Он заметил, как дрогнула чашечка микрофона, и поспешно сказал:
- Ты опять погрузишь меня в электромагнитные кошмары?
- Потерпи, - сказал я как можно ласковей.
- А что я болтаю в бреду?
Я заглянул в его глаза. За долгие годы медицинской практики я научился отыскивать страх в глазах самых мужественных больных. Но в его глазах не было ничего, кроме любопытства.
- Ты звал мать. Просил, чтобы она спела песню.
- Вот как... Погоди, старик!..
Что заставило меня подчиниться ему и не включить микрофон?
- Песню... А знаешь, какую?
Он попробовал запеть, но в горле клокотало, и мелодия не получалась.
- Не напрягайся, - сказал я и положил руки ему на плечи. - Расслабься.
Его мышцы послушно расслабились под моими пальцами, и я подумал, что ему не протянуть и суток. В то же мгновение меня словно кольнуло что-то, заставило посмотреть на больного. В его взгляде, устремленном на меня, сочувствие сменилось жалостью. Несомненно, он видел мою растерянность и бессилие.
- Погоди, погоди, старик, дай сообразить, вспомнить... Ты достаточно рассказывал мне о модуляторе. Тебе нужен номер модуляции, характеристика ритма... характеристика...
Его взгляд стал напряженным. Четкие морщины прорезали лоб - и беспомощный умирающий человек вдруг стал опять похож на командира, водившего нас на штурм бездны Аль-Тобо.
- Вот что, старик, ты когда передал сообщение моей матери?
- Позавчера, - ответил я, не понимая, куда он клонит.
- Значит, она прибудет с минуты на минуту, вечерним рейсом.
- Ну что? - спросил я.
- Ты выполнишь мою просьбу, старик. Ты впустишь ее сюда. И она споет мне.
Я не находил слов. Что можно было ответить на его просьбу?

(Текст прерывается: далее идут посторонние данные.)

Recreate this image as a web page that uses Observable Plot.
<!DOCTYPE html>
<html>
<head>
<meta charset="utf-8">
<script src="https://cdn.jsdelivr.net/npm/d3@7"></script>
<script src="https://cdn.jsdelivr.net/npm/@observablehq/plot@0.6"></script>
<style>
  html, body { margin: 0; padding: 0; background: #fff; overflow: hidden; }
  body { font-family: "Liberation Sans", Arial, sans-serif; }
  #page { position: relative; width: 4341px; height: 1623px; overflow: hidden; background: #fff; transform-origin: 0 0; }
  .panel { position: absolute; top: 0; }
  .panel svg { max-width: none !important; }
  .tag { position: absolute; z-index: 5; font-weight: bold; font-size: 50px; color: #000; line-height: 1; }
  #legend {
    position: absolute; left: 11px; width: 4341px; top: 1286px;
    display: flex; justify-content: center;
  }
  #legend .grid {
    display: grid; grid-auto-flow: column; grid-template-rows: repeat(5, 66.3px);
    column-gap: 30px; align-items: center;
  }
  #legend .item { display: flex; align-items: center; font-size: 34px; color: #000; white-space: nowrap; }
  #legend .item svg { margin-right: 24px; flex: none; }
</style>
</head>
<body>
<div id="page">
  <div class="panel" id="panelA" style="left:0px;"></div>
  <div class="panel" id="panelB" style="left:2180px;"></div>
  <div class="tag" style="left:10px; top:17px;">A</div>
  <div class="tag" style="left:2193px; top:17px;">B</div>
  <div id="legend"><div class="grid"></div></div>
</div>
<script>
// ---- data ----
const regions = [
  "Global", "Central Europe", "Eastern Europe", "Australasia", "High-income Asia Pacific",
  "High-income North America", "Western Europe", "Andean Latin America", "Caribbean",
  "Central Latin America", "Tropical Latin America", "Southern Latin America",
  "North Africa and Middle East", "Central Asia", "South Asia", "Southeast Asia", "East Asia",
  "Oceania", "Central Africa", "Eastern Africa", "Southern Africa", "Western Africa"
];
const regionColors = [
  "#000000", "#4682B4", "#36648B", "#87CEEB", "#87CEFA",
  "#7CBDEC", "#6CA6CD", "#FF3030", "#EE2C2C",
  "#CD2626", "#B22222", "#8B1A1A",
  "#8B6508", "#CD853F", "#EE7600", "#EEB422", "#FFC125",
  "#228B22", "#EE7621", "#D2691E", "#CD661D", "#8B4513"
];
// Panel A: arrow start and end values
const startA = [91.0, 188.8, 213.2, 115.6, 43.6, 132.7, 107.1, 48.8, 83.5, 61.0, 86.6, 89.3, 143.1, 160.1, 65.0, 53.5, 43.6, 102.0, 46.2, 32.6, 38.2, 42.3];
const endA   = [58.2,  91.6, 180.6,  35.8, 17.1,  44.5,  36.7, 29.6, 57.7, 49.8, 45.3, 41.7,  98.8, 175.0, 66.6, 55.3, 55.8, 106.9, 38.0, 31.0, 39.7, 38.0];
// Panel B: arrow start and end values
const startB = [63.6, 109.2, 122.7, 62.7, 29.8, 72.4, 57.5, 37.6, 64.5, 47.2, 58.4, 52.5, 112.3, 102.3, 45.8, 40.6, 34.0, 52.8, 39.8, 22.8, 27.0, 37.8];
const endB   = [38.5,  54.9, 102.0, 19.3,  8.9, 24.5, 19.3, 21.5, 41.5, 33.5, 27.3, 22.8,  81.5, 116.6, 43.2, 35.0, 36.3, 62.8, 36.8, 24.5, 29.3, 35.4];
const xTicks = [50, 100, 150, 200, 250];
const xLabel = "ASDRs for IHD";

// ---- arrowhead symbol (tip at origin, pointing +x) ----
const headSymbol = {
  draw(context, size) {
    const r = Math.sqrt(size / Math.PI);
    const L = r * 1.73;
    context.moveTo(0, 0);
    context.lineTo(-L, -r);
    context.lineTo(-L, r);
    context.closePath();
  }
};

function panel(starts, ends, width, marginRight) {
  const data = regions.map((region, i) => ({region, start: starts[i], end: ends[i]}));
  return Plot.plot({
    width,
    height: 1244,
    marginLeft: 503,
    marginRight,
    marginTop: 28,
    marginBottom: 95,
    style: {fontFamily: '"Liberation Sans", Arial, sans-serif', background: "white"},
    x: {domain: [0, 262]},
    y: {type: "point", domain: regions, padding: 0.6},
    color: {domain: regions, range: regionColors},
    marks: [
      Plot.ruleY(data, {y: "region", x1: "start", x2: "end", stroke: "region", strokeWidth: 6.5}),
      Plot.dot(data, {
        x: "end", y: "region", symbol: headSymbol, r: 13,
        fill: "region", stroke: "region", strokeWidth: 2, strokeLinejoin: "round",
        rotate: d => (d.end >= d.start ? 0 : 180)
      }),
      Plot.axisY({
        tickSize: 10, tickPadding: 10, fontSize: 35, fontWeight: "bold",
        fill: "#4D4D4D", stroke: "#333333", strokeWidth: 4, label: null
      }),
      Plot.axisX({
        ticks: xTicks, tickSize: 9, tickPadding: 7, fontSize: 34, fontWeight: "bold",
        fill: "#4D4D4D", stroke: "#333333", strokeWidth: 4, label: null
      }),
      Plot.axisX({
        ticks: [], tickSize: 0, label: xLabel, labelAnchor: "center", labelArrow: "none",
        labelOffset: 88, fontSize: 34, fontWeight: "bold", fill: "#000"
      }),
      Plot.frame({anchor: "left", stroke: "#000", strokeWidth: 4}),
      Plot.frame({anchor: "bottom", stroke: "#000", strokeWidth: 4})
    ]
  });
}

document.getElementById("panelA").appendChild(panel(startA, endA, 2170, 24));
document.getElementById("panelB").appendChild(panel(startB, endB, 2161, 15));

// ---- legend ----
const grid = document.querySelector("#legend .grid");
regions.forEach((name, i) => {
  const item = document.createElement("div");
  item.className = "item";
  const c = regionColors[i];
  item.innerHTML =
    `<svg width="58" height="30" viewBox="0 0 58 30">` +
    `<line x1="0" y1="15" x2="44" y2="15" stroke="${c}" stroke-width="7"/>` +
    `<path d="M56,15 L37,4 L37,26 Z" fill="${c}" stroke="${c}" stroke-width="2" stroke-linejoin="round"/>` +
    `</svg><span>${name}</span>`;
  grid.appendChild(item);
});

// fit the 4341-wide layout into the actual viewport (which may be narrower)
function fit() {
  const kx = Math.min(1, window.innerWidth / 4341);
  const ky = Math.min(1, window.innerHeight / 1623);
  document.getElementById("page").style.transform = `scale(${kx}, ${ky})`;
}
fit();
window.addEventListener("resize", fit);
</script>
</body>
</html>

- И вот что, старик. Постарайся запомнить. Пусть все будет, как обычно. Пусть модулятор работает себе на здоровье. Она не помешает ни ему, ни тебе.

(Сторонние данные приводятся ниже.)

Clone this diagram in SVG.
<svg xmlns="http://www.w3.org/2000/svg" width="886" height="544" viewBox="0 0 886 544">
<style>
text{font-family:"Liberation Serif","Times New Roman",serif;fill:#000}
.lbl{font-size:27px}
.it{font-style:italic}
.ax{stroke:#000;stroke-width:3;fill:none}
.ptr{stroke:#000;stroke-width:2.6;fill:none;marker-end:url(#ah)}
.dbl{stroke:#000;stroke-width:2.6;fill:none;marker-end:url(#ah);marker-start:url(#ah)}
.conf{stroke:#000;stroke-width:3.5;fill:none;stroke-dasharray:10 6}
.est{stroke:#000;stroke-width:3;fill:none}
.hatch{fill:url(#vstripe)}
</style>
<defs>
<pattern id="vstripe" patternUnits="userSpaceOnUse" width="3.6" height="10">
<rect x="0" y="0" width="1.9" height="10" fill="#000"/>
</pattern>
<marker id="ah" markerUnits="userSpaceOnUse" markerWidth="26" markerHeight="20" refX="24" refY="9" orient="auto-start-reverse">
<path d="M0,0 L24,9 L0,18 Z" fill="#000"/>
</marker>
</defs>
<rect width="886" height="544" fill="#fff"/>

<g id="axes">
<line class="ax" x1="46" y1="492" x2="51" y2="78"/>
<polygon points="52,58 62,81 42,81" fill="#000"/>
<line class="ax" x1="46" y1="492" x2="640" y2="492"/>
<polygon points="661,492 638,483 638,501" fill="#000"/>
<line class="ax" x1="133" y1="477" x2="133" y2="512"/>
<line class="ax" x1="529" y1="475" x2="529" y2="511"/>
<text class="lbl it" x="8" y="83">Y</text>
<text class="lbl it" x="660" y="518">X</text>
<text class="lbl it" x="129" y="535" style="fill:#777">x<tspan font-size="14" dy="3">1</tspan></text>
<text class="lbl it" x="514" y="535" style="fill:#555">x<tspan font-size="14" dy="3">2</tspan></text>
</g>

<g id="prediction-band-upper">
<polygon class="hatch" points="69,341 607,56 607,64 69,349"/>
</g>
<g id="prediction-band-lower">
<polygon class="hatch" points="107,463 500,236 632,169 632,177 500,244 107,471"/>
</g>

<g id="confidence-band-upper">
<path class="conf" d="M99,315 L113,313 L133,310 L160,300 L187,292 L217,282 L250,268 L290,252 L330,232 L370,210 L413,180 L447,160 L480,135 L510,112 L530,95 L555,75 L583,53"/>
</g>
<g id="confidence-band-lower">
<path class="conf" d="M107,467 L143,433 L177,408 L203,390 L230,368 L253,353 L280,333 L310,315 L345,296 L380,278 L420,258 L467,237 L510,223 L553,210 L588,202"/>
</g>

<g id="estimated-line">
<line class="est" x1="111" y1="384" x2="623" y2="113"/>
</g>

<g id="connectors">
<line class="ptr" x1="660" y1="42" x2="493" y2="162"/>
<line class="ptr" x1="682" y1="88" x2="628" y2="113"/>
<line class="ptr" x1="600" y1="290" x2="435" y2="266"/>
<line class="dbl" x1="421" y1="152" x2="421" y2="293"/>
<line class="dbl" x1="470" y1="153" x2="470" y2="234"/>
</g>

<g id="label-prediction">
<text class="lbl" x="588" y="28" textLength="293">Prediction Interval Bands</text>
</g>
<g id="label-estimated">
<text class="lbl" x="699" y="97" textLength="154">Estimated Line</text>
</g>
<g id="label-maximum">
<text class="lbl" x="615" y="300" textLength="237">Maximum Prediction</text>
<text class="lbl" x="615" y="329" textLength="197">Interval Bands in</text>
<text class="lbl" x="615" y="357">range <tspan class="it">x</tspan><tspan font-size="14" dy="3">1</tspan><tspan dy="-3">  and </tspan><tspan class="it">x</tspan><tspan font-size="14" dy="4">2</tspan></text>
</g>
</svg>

Он говорил таким тоном, каким отдавал когда-то нам команды. Он никогда не повышал голоса и не очень жаловал повелительные наклонения. Он просто говорил, а мы выполняли, даже если его слова казались абсурдными. Так сильно мы верили ему и его словам.
Конечно, он на многое имел право, потому что рисковал чаще других и выбирал для себя самые трудные места. Но Павел был смелей его, Илья остроумней, Саша - эрудированней. А ведь все мы беспрекословно, без предъявления доказательств слушались только его. В наше время не могло быть и речи о суровой армейской дисциплине прошлых столетий. Командиры не назначались, а выбирались. Но если бы нам пришлось тысячу раз выбирать, мы бы остановились только на нем. Почему?
- А теперь валяй, старик, - сказал Андрей. - Я буду послушным.